The United Forum of Bank Unions (UBFU) has extended a cautious welcome to the Jan Dhan Yojana that aims to extend banking facilities to the unbanked people.

Its views were conveyed to the Indian Banks’ Association (IBA) during the latest round of bipartite talks for wage settlement.

FRAUDULENT ACCOUNTS


But the UBFU expressed the fear that ‘compromises’ on KYC norms might lead to opening of fraudulent accounts for which employees should not be held accountable.

It also conveyed to the IBA that the pressure due to targets stipulated for opening of accounts were affecting delivery regular services to customers in significant manner.
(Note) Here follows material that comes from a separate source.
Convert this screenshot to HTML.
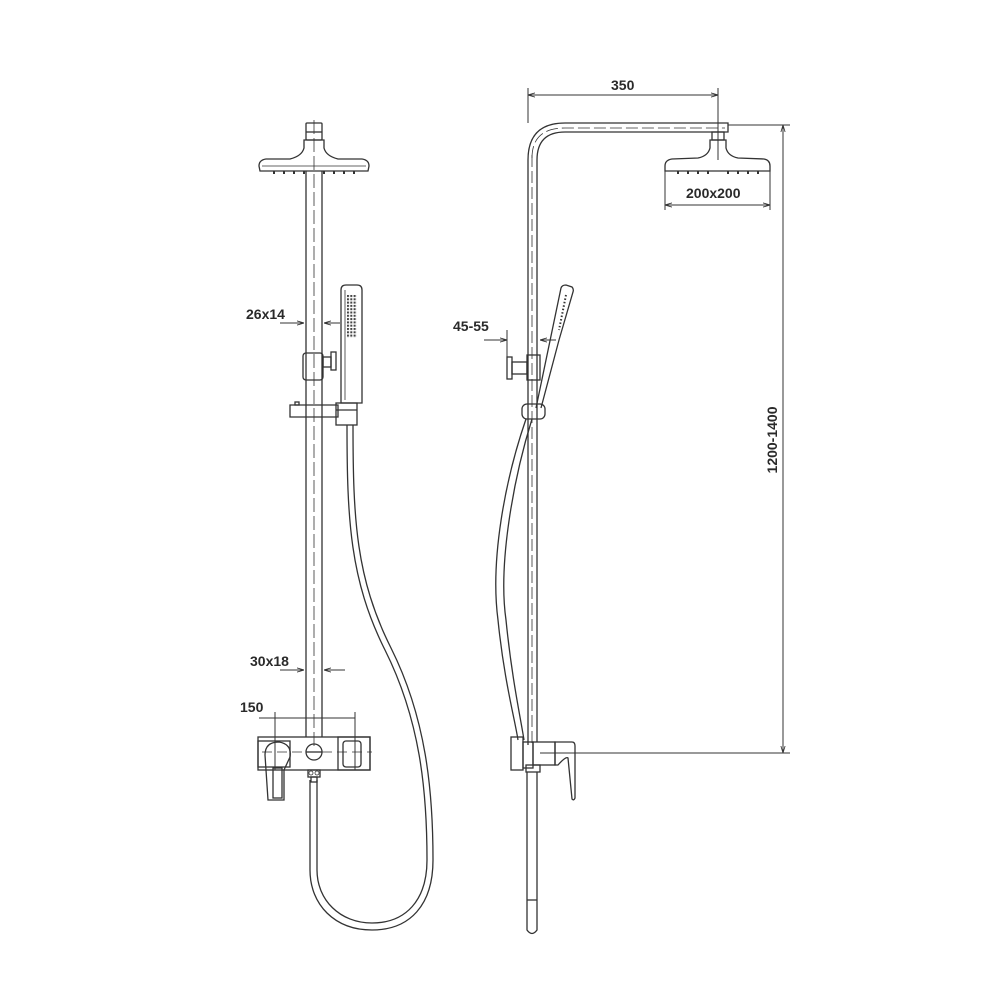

Due to the stipulation on timings for opening of accounts from 8 a.m. to 8 p.m., employees had to stay back beyond their working hours. The UFBU demanded that these matters needed to be duly addressed.

On the wages issue, the IBA insisted that the unions review their demand of a 25 per cent increase in payslip components since it was ‘beyond the paying capacity of banks.’

FLEXIBILITY ASSURED


To this, the UBFU responded by saying that the IBA may ‘substantially increase’ its offer of 11 per cent increase in the payslip components.

It also demanded that issues such as regulated working hours, five-day banking, and improvements in pension-related matters should simultaneously be discussed in a time-bound manner.

Also, negotiations need to be held at frequent intervals for an expeditious settlement of issues.

The UBFU extended a promise that it would be flexible in its demands depending on the response of IBA on all these matters.

IBA assured to schedule the next round of meeting within one week for comprehensive discussion on all the issues.

CLARIFICATIONS SOUGHT


The UFBU thanked the IBA for securing Government clearance for the resumption of the compassionate appointment scheme.

But it sought clarifications on issues like eligibility, applicability with regard to death cases prior to August 8, 2014, which the IBA assured to obtain from the Government and advise the unions thereafter.

Another round of bipartite talks between Indian Bank’s Association and the United Forum of Bank Unions was held in the afternoon yesterday preceded by a meeting of UFBU in the morning.

Rajeev Rishi was introduced as the new Chairman of the IBA negotiating team. He replaced TM Bhasin, who has been elevated as Chairman of IBA.